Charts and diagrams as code
>> begin
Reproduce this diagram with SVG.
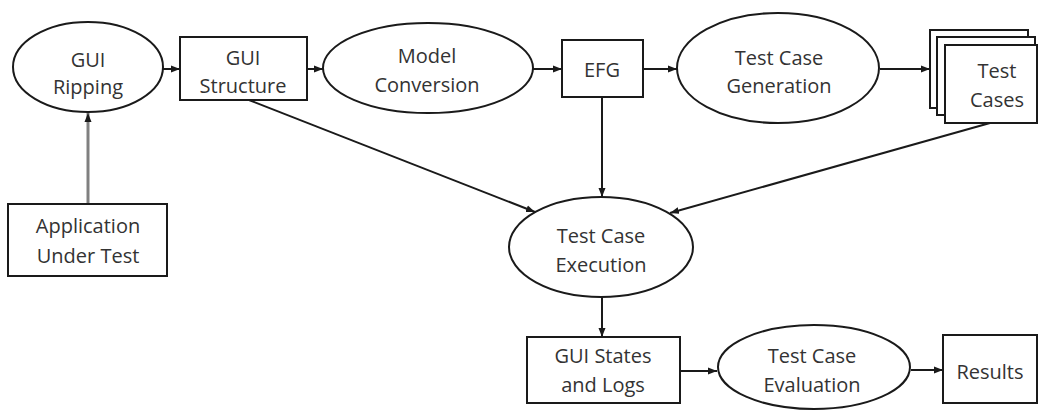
<svg xmlns="http://www.w3.org/2000/svg" width="1040" height="410" viewBox="0 0 1040 410">
<style>
.n{fill:#fff;stroke:#1a1a1a;stroke-width:2}
.t{font-family:"Open Sans","Liberation Sans",sans-serif;font-size:20px;fill:#333;text-anchor:middle}
.c{fill:none;stroke:#1a1a1a;stroke-width:2}
.g{fill:none;stroke:#808080;stroke-width:3}
</style>
<defs>
<marker id="a" markerUnits="userSpaceOnUse" markerWidth="10" markerHeight="8" refX="9" refY="4" orient="auto">
<path d="M0,0.5 L9,4 L0,7.5 Z" fill="#1a1a1a"/>
</marker>
</defs>
<rect width="1040" height="410" fill="#fff"/>
<g id="connectors">
<line class="c" x1="163" y1="69" x2="180" y2="69" marker-end="url(#a)"/>
<line class="c" x1="307" y1="69" x2="323" y2="69" marker-end="url(#a)"/>
<line class="c" x1="533" y1="69" x2="562" y2="69" marker-end="url(#a)"/>
<line class="c" x1="643" y1="69" x2="677" y2="69" marker-end="url(#a)"/>
<line class="c" x1="880" y1="69" x2="930" y2="69" marker-end="url(#a)"/>
<line class="g" x1="88" y1="204" x2="88" y2="113" marker-end="url(#a)"/>
<line class="c" x1="249" y1="100" x2="535" y2="212" marker-end="url(#a)"/>
<line class="c" x1="602" y1="97" x2="602" y2="197" marker-end="url(#a)"/>
<line class="c" x1="990" y1="123" x2="670" y2="213" marker-end="url(#a)"/>
<line class="c" x1="602" y1="297" x2="602" y2="337" marker-end="url(#a)"/>
<line class="c" x1="680" y1="371" x2="717" y2="371" marker-end="url(#a)"/>
<line class="c" x1="911" y1="370" x2="943" y2="370" marker-end="url(#a)"/>
</g>
<g id="gui-ripping">
<ellipse class="n" cx="88" cy="67" rx="75" ry="45"/>
<text class="t" x="88" y="67">GUI</text>
<text class="t" x="88" y="94">Ripping</text>
</g>
<g id="gui-structure">
<rect class="n" x="180" y="37" width="127" height="63"/>
<text class="t" x="243" y="65">GUI</text>
<text class="t" x="243" y="93">Structure</text>
</g>
<g id="model-conversion">
<ellipse class="n" cx="428" cy="68" rx="105" ry="45"/>
<text class="t" x="427" y="63">Model</text>
<text class="t" x="427" y="92">Conversion</text>
</g>
<g id="efg">
<rect class="n" x="562" y="40" width="81" height="57"/>
<text class="t" x="602" y="77">EFG</text>
</g>
<g id="test-case-generation">
<ellipse class="n" cx="778" cy="68" rx="101" ry="55"/>
<text class="t" x="779" y="65">Test Case</text>
<text class="t" x="779" y="93">Generation</text>
</g>
<g id="test-cases">
<rect class="n" x="930" y="30" width="98" height="78"/>
<rect class="n" x="937" y="37" width="98" height="78"/>
<rect class="n" x="945" y="45" width="92" height="78"/>
<text class="t" x="997" y="78">Test</text>
<text class="t" x="997" y="107">Cases</text>
</g>
<g id="application-under-test">
<rect class="n" x="8" y="204" width="159" height="72"/>
<text class="t" x="88" y="233">Application</text>
<text class="t" x="88" y="263">Under Test</text>
</g>
<g id="test-case-execution">
<ellipse class="n" cx="601" cy="247" rx="92" ry="50"/>
<text class="t" x="601" y="243">Test Case</text>
<text class="t" x="601" y="272">Execution</text>
</g>
<g id="gui-states-logs">
<rect class="n" x="527" y="337" width="153" height="66"/>
<text class="t" x="603" y="363">GUI States</text>
<text class="t" x="603" y="392">and Logs</text>
</g>
<g id="test-case-evaluation">
<ellipse class="n" cx="814" cy="367" rx="96" ry="42"/>
<text class="t" x="812" y="363">Test Case</text>
<text class="t" x="812" y="392">Evaluation</text>
</g>
<g id="results">
<rect class="n" x="943" y="335" width="94" height="68"/>
<text class="t" x="990" y="379">Results</text>
</g>
</svg>
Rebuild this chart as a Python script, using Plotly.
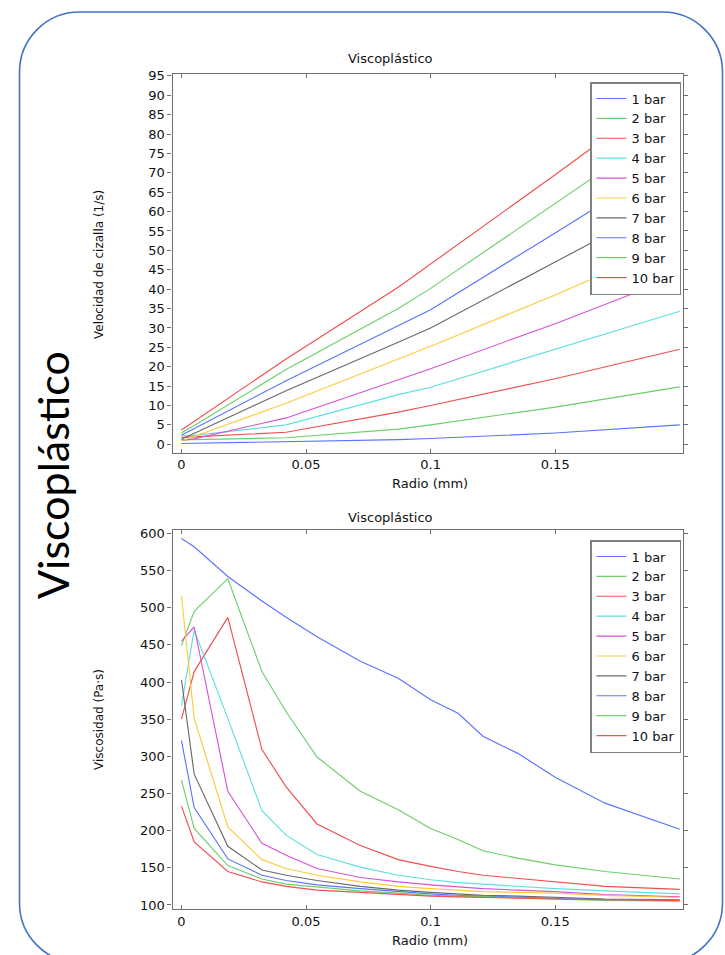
import plotly.graph_objects as go

W, H = 725, 955

# ---------------- data ----------------
series_names = ["1 bar", "2 bar", "3 bar", "4 bar", "5 bar",
                "6 bar", "7 bar", "8 bar", "9 bar", "10 bar"]

# shear rate (1/s) vs radius (mm)
radio_rate = [0, 0.005, 0.042, 0.087, 0.1, 0.15, 0.2]
rate_1 = [0.2, 0.25, 0.6, 1.2, 1.5, 2.9, 5.0]
rate_2 = [1.2, 1.2, 1.7, 3.9, 5.0, 9.6, 14.8]
rate_3 = [1.8, 1.9, 3.1, 8.3, 10.0, 16.9, 24.5]
rate_4 = [2.2, 2.3, 5.0, 12.8, 14.7, 24.6, 34.3]
rate_5 = [1.0, 1.4, 6.8, 16.7, 19.5, 31.1, 43.5]
rate_6 = [0.9, 2.0, 10.6, 21.9, 25.3, 38.5, 52.5]
rate_7 = [1.3, 2.8, 13.8, 26.3, 30.0, 47.0, 64.0]
rate_8 = [2.4, 4.0, 16.4, 30.5, 34.7, 54.5, 74.5]
rate_9 = [3.0, 4.8, 19.3, 35.0, 40.2, 62.0, 84.0]
rate_10 = [3.7, 5.9, 22.0, 40.5, 46.5, 69.5, 93.0]

# viscosity (Pa·s) vs radius (mm)
radio_visc = [0, 0.0051, 0.0186, 0.0323, 0.042, 0.0544, 0.0718, 0.087,
              0.1, 0.111, 0.121, 0.135, 0.15, 0.17, 0.2]
visc_1 = [593, 582, 542, 509, 487, 461, 428, 405, 376, 358, 327, 304, 272, 237, 202]
visc_2 = [449, 495, 539, 414, 360, 299, 253, 228, 203, 188, 173, 163, 154, 145, 135]
visc_3 = [350, 414, 487, 309, 259, 209, 180, 161, 152, 145, 140, 136, 131, 125, 121]
visc_4 = [368, 470, 351, 227, 194, 168, 151, 140, 134, 130, 128, 125, 122, 119, 115]
visc_5 = [455, 474, 253, 183, 167, 149, 137, 131, 127, 124, 122, 120, 118, 114, 111]
visc_6 = [516, 351, 205, 161, 149, 140, 131, 125, 122, 120, 118, 117, 116, 113, 110]
visc_7 = [403, 276, 179, 147, 140, 133, 125, 120, 117, 115, 113, 112, 110, 108, 107]
visc_8 = [321, 231, 162, 140, 133, 127, 122, 118, 115, 113, 112, 111, 109, 107, 106]
visc_9 = [268, 203, 153, 135, 128, 124, 119, 116, 113, 112, 111, 110, 108, 106, 105]
visc_10 = [233, 185, 145, 131, 125, 120, 117, 114, 112, 111, 110, 109, 108, 107, 106]

x_ticks = [0, 0.05, 0.1, 0.15]
x_tick_labels = ["0", "0.05", "0.1", "0.15"]
rate_ticks = list(range(0, 100, 5))
visc_ticks = list(range(100, 650, 50))

rates = [rate_1, rate_2, rate_3, rate_4, rate_5, rate_6, rate_7, rate_8, rate_9, rate_10]
viscs = [visc_1, visc_2, visc_3, visc_4, visc_5, visc_6, visc_7, visc_8, visc_9, visc_10]

colors = ["#5c74ff", "#6ccf6c", "#f05050", "#5fe0e0", "#d455d4",
          "#ffc93c", "#6a6a6a", "#5c74ff", "#6ccf6c", "#f05050"]

# ---------------- helpers (pixel -> paper) ----------------
def px(x):
    return x / W

def py(y):
    return 1 - y / H

FONT = "DejaVu Sans"

fig = go.Figure()

for name, ys, c in zip(series_names, rates, colors):
    fig.add_trace(go.Scatter(x=radio_rate, y=ys, mode="lines", name=name,
                             line=dict(color=c, width=1.15),
                             xaxis="x", yaxis="y", legend="legend"))
for name, ys, c in zip(series_names, viscs, colors):
    fig.add_trace(go.Scatter(x=radio_visc, y=ys, mode="lines", name=name,
                             line=dict(color=c, width=1.15),
                             xaxis="x2", yaxis="y2", legend="legend2"))

frame_col = "#6e6e6e"
xdom = [px(172.5), px(683)]
axis_common = dict(showline=True, linecolor=frame_col, linewidth=1.2,
                   mirror="allticks", showgrid=False, zeroline=False,
                   tickfont=dict(family=FONT, size=13, color="#111"),
                   ticklen=4, tickcolor=frame_col, automargin=False)

xrange_ = [-0.0036, 0.2013]

legend_common = dict(font=dict(family=FONT, size=13, color="#111"),
                     bgcolor="white", bordercolor="#808080", borderwidth=1.5,
                     xanchor="right", yanchor="top", itemwidth=30,
                     tracegroupgap=0)

fig.update_layout(
    width=W, height=H,
    margin=dict(l=0, r=0, t=0, b=0),
    paper_bgcolor="white", plot_bgcolor="white",
    showlegend=True,
    xaxis=dict(domain=xdom, range=xrange_, tickvals=x_ticks, ticktext=x_tick_labels,
               ticks="inside", anchor="y", **axis_common),
    yaxis=dict(domain=[py(452.6), py(73.5)], range=[-2.14, 95.6], tickvals=rate_ticks,
               ticks="outside", anchor="x", **axis_common),
    xaxis2=dict(domain=xdom, range=xrange_, tickvals=x_ticks, ticktext=x_tick_labels,
                ticks="inside", anchor="y2", **axis_common),
    yaxis2=dict(domain=[py(909), py(530)], range=[94.6, 604.5], tickvals=visc_ticks,
                ticks="outside", anchor="x2", **axis_common),
    legend=dict(x=px(681), y=py(82), **legend_common),
    legend2=dict(x=px(681), y=py(540), **legend_common),
)

# rounded frame (Office-style box), partially cut at the bottom
L, T, R, B, r = 19.5, 12, 722.5, 963, 60
k = 0.5523 * r
path = (f"M {px(L)},{py(T + r)} "
        f"C {px(L)},{py(T + r - k)} {px(L + r - k)},{py(T)} {px(L + r)},{py(T)} "
        f"L {px(R - r)},{py(T)} "
        f"C {px(R - r + k)},{py(T)} {px(R)},{py(T + r - k)} {px(R)},{py(T + r)} "
        f"L {px(R)},{py(B - r)} "
        f"C {px(R)},{py(B - r + k)} {px(R - r + k)},{py(B)} {px(R - r)},{py(B)} "
        f"L {px(L + r)},{py(B)} "
        f"C {px(L + r - k)},{py(B)} {px(L)},{py(B - r + k)} {px(L)},{py(B - r)} Z")
fig.add_shape(type="path", path=path, xref="paper", yref="paper",
              line=dict(color="#4472C4", width=1.6), layer="below")

def ann(text, x, y, size, angle=0, family=FONT, color="#111"):
    fig.add_annotation(text=text, x=px(x), y=py(y), xref="paper", yref="paper",
                       showarrow=False, textangle=angle, xanchor="center", yanchor="middle",
                       font=dict(family=family, size=size, color=color))

ann("Viscoplástico", 390, 58, 13)
ann("Viscoplástico", 390, 517, 13)
ann("Radio (mm)", 430, 483, 13)
ann("Radio (mm)", 430, 940, 13)
ann("Velocidad de cizalla (1/s)", 99, 265, 12, angle=-90)
ann("Viscosidad (Pa·s)", 99, 720, 12, angle=-90)
ann("Viscoplástico", 52, 475, 43, angle=-90, family="Lato", color="#000")

fig.write_html("out.html")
>> end
● Challenge
Only the lines from the one with "Rebuild this chart" down to the one with "rate_10 = [3.7, 5.9, 22.0, 40.5, 46.5, 69.5, 93.0]" belong in your copy, both ends included; write them out exactly and skip any pictures.

● Complete response
Rebuild this chart as a Python script, using Plotly.
import plotly.graph_objects as go

W, H = 725, 955

# ---------------- data ----------------
series_names = ["1 bar", "2 bar", "3 bar", "4 bar", "5 bar",
                "6 bar", "7 bar", "8 bar", "9 bar", "10 bar"]

# shear rate (1/s) vs radius (mm)
radio_rate = [0, 0.005, 0.042, 0.087, 0.1, 0.15, 0.2]
rate_1 = [0.2, 0.25, 0.6, 1.2, 1.5, 2.9, 5.0]
rate_2 = [1.2, 1.2, 1.7, 3.9, 5.0, 9.6, 14.8]
rate_3 = [1.8, 1.9, 3.1, 8.3, 10.0, 16.9, 24.5]
rate_4 = [2.2, 2.3, 5.0, 12.8, 14.7, 24.6, 34.3]
rate_5 = [1.0, 1.4, 6.8, 16.7, 19.5, 31.1, 43.5]
rate_6 = [0.9, 2.0, 10.6, 21.9, 25.3, 38.5, 52.5]
rate_7 = [1.3, 2.8, 13.8, 26.3, 30.0, 47.0, 64.0]
rate_8 = [2.4, 4.0, 16.4, 30.5, 34.7, 54.5, 74.5]
rate_9 = [3.0, 4.8, 19.3, 35.0, 40.2, 62.0, 84.0]
rate_10 = [3.7, 5.9, 22.0, 40.5, 46.5, 69.5, 93.0]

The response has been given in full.